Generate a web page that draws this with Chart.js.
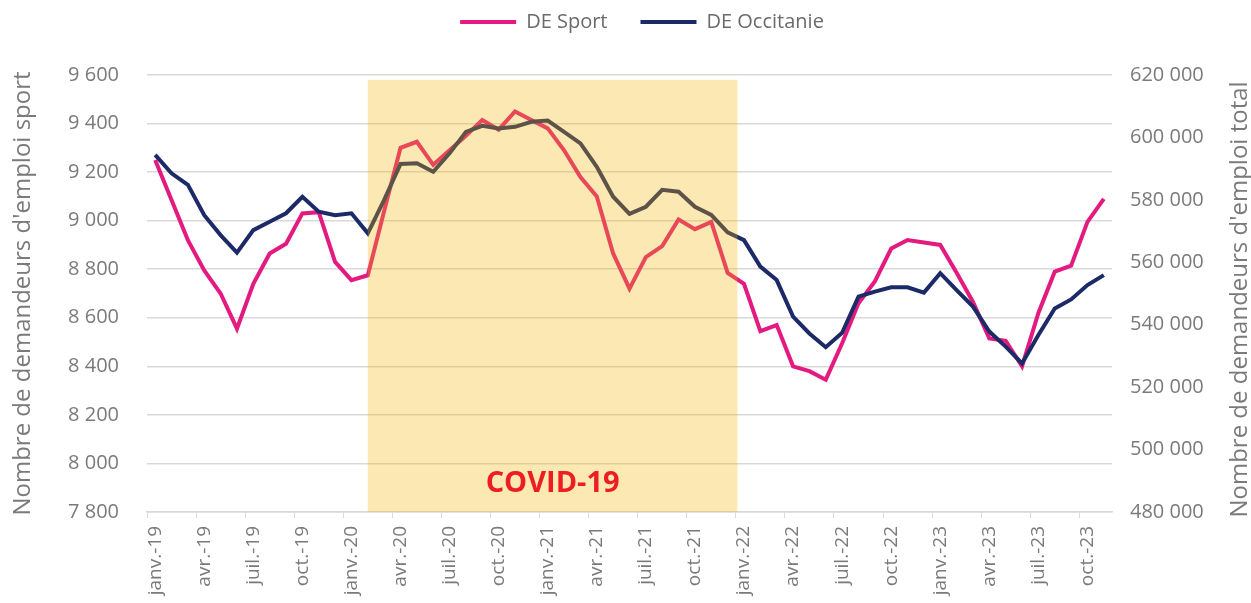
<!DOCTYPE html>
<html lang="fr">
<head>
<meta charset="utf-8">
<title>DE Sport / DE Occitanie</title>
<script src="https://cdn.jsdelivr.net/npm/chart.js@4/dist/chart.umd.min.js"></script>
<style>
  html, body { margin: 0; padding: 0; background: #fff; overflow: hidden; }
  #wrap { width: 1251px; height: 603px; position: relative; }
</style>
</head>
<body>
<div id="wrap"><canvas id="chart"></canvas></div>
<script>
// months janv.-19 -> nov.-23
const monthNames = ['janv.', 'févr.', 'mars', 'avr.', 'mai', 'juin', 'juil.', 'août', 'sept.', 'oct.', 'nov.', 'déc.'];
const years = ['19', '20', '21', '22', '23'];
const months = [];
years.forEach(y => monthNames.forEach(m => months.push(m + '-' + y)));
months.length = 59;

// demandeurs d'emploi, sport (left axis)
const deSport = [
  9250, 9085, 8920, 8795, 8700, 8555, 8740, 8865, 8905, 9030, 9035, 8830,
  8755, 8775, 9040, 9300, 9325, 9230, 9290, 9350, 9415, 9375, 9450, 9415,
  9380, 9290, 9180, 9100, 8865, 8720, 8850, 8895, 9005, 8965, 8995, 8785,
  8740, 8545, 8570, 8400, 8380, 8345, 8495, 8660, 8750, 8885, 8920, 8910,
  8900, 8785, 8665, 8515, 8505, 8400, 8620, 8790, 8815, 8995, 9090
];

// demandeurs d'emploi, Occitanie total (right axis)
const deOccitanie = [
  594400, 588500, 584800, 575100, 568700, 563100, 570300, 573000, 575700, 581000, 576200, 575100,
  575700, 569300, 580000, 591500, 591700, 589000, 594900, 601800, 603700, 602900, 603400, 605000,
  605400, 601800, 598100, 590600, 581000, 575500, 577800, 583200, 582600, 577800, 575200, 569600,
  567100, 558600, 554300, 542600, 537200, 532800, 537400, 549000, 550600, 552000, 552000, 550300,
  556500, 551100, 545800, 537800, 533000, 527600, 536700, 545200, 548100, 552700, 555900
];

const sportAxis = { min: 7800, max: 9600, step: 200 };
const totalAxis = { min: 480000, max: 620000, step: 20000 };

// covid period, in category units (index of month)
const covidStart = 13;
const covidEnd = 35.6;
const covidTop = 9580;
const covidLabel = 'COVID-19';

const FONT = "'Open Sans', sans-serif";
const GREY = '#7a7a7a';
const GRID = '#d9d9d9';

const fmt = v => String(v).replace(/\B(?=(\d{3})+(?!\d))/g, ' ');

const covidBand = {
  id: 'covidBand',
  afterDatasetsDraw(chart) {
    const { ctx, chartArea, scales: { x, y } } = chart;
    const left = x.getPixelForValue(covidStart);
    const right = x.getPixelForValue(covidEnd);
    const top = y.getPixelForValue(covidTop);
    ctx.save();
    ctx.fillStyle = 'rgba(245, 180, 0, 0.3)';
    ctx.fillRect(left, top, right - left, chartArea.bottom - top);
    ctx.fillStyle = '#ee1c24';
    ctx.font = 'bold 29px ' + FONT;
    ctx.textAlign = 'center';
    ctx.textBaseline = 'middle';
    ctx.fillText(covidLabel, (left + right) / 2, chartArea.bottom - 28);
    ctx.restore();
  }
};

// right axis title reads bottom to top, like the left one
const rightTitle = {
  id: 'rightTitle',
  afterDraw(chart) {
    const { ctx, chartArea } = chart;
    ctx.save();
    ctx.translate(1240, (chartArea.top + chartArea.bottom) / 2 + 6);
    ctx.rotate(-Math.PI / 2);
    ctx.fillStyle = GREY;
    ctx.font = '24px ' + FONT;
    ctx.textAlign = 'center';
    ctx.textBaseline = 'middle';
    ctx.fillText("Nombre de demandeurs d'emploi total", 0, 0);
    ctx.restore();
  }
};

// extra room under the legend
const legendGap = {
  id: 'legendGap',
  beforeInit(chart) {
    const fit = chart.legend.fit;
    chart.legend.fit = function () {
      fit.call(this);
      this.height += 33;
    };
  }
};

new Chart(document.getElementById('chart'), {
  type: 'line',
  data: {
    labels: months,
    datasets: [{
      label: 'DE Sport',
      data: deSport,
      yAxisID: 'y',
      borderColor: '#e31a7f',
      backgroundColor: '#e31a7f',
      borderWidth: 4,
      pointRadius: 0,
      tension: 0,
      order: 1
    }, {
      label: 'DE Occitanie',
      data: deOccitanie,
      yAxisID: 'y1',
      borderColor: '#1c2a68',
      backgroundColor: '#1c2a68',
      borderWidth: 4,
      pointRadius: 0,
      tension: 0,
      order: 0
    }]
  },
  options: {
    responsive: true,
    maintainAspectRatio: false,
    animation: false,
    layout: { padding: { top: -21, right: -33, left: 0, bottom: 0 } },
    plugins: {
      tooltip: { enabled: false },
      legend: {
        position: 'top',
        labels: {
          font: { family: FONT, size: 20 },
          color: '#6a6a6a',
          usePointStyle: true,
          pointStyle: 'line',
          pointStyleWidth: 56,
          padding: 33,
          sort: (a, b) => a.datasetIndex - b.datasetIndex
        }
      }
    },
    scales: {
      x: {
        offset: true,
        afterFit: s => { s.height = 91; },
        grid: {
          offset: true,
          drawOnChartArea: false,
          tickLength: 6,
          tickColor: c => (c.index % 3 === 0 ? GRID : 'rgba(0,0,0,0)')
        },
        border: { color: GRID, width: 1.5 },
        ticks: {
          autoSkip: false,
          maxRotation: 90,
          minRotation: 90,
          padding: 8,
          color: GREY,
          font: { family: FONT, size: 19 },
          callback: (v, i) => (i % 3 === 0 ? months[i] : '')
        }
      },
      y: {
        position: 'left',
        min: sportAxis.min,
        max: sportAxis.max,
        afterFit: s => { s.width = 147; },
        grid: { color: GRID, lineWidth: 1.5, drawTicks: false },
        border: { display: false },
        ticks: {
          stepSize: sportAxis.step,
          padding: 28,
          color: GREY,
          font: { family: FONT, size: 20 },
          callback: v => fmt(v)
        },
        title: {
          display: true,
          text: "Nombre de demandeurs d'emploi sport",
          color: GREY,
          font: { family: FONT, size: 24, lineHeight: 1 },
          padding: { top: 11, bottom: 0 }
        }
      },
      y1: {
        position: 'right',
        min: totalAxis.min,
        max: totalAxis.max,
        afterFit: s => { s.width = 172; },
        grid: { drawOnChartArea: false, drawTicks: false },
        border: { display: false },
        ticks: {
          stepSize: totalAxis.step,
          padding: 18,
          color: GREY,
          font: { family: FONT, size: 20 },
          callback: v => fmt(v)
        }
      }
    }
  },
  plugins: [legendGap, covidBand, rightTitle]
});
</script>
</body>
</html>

※ ※ ※

**What needs to be done:**
Quote in full the listing given above; the images are to be left out.

**Worked solution:**
Generate a web page that draws this with Chart.js.
<!DOCTYPE html>
<html lang="fr">
<head>
<meta charset="utf-8">
<title>DE Sport / DE Occitanie</title>
<script src="https://cdn.jsdelivr.net/npm/chart.js@4/dist/chart.umd.min.js"></script>
<style>
  html, body { margin: 0; padding: 0; background: #fff; overflow: hidden; }
  #wrap { width: 1251px; height: 603px; position: relative; }
</style>
</head>
<body>
<div id="wrap"><canvas id="chart"></canvas></div>
<script>
// months janv.-19 -> nov.-23
const monthNames = ['janv.', 'févr.', 'mars', 'avr.', 'mai', 'juin', 'juil.', 'août', 'sept.', 'oct.', 'nov.', 'déc.'];
const years = ['19', '20', '21', '22', '23'];
const months = [];
years.forEach(y => monthNames.forEach(m => months.push(m + '-' + y)));
months.length = 59;

// demandeurs d'emploi, sport (left axis)
const deSport = [
  9250, 9085, 8920, 8795, 8700, 8555, 8740, 8865, 8905, 9030, 9035, 8830,
  8755, 8775, 9040, 9300, 9325, 9230, 9290, 9350, 9415, 9375, 9450, 9415,
  9380, 9290, 9180, 9100, 8865, 8720, 8850, 8895, 9005, 8965, 8995, 8785,
  8740, 8545, 8570, 8400, 8380, 8345, 8495, 8660, 8750, 8885, 8920, 8910,
  8900, 8785, 8665, 8515, 8505, 8400, 8620, 8790, 8815, 8995, 9090
];

// demandeurs d'emploi, Occitanie total (right axis)
const deOccitanie = [
  594400, 588500, 584800, 575100, 568700, 563100, 570300, 573000, 575700, 581000, 576200, 575100,
  575700, 569300, 580000, 591500, 591700, 589000, 594900, 601800, 603700, 602900, 603400, 605000,
  605400, 601800, 598100, 590600, 581000, 575500, 577800, 583200, 582600, 577800, 575200, 569600,
  567100, 558600, 554300, 542600, 537200, 532800, 537400, 549000, 550600, 552000, 552000, 550300,
  556500, 551100, 545800, 537800, 533000, 527600, 536700, 545200, 548100, 552700, 555900
];

const sportAxis = { min: 7800, max: 9600, step: 200 };
const totalAxis = { min: 480000, max: 620000, step: 20000 };

// covid period, in category units (index of month)
const covidStart = 13;
const covidEnd = 35.6;
const covidTop = 9580;
const covidLabel = 'COVID-19';

const FONT = "'Open Sans', sans-serif";
const GREY = '#7a7a7a';
const GRID = '#d9d9d9';

const fmt = v => String(v).replace(/\B(?=(\d{3})+(?!\d))/g, ' ');

const covidBand = {
  id: 'covidBand',
  afterDatasetsDraw(chart) {
    const { ctx, chartArea, scales: { x, y } } = chart;
    const left = x.getPixelForValue(covidStart);
    const right = x.getPixelForValue(covidEnd);
    const top = y.getPixelForValue(covidTop);
    ctx.save();
    ctx.fillStyle = 'rgba(245, 180, 0, 0.3)';
    ctx.fillRect(left, top, right - left, chartArea.bottom - top);
    ctx.fillStyle = '#ee1c24';
    ctx.font = 'bold 29px ' + FONT;
    ctx.textAlign = 'center';
    ctx.textBaseline = 'middle';
    ctx.fillText(covidLabel, (left + right) / 2, chartArea.bottom - 28);
    ctx.restore();
  }
};

// right axis title reads bottom to top, like the left one
const rightTitle = {
  id: 'rightTitle',
  afterDraw(chart) {
    const { ctx, chartArea } = chart;
    ctx.save();
    ctx.translate(1240, (chartArea.top + chartArea.bottom) / 2 + 6);
    ctx.rotate(-Math.PI / 2);
    ctx.fillStyle = GREY;
    ctx.font = '24px ' + FONT;
    ctx.textAlign = 'center';
    ctx.textBaseline = 'middle';
    ctx.fillText("Nombre de demandeurs d'emploi total", 0, 0);
    ctx.restore();
  }
};

// extra room under the legend
const legendGap = {
  id: 'legendGap',
  beforeInit(chart) {
    const fit = chart.legend.fit;
    chart.legend.fit = function () {
      fit.call(this);
      this.height += 33;
    };
  }
};

new Chart(document.getElementById('chart'), {
  type: 'line',
  data: {
    labels: months,
    datasets: [{
      label: 'DE Sport',
      data: deSport,
      yAxisID: 'y',
      borderColor: '#e31a7f',
      backgroundColor: '#e31a7f',
      borderWidth: 4,
      pointRadius: 0,
      tension: 0,
      order: 1
    }, {
      label: 'DE Occitanie',
      data: deOccitanie,
      yAxisID: 'y1',
      borderColor: '#1c2a68',
      backgroundColor: '#1c2a68',
      borderWidth: 4,
      pointRadius: 0,
      tension: 0,
      order: 0
    }]
  },
  options: {
    responsive: true,
    maintainAspectRatio: false,
    animation: false,
    layout: { padding: { top: -21, right: -33, left: 0, bottom: 0 } },
    plugins: {
      tooltip: { enabled: false },
      legend: {
        position: 'top',
        labels: {
          font: { family: FONT, size: 20 },
          color: '#6a6a6a',
          usePointStyle: true,
          pointStyle: 'line',
          pointStyleWidth: 56,
          padding: 33,
          sort: (a, b) => a.datasetIndex - b.datasetIndex
        }
      }
    },
    scales: {
      x: {
        offset: true,
        afterFit: s => { s.height = 91; },
        grid: {
          offset: true,
          drawOnChartArea: false,
          tickLength: 6,
          tickColor: c => (c.index % 3 === 0 ? GRID : 'rgba(0,0,0,0)')
        },
        border: { color: GRID, width: 1.5 },
        ticks: {
          autoSkip: false,
          maxRotation: 90,
          minRotation: 90,
          padding: 8,
          color: GREY,
          font: { family: FONT, size: 19 },
          callback: (v, i) => (i % 3 === 0 ? months[i] : '')
        }
      },
      y: {
        position: 'left',
        min: sportAxis.min,
        max: sportAxis.max,
        afterFit: s => { s.width = 147; },
        grid: { color: GRID, lineWidth: 1.5, drawTicks: false },
        border: { display: false },
        ticks: {
          stepSize: sportAxis.step,
          padding: 28,
          color: GREY,
          font: { family: FONT, size: 20 },
          callback: v => fmt(v)
        },
        title: {
          display: true,
          text: "Nombre de demandeurs d'emploi sport",
          color: GREY,
          font: { family: FONT, size: 24, lineHeight: 1 },
          padding: { top: 11, bottom: 0 }
        }
      },
      y1: {
        position: 'right',
        min: totalAxis.min,
        max: totalAxis.max,
        afterFit: s => { s.width = 172; },
        grid: { drawOnChartArea: false, drawTicks: false },
        border: { display: false },
        ticks: {
          stepSize: totalAxis.step,
          padding: 18,
          color: GREY,
          font: { family: FONT, size: 20 },
          callback: v => fmt(v)
        }
      }
    }
  },
  plugins: [legendGap, covidBand, rightTitle]
});
</script>
</body>
</html>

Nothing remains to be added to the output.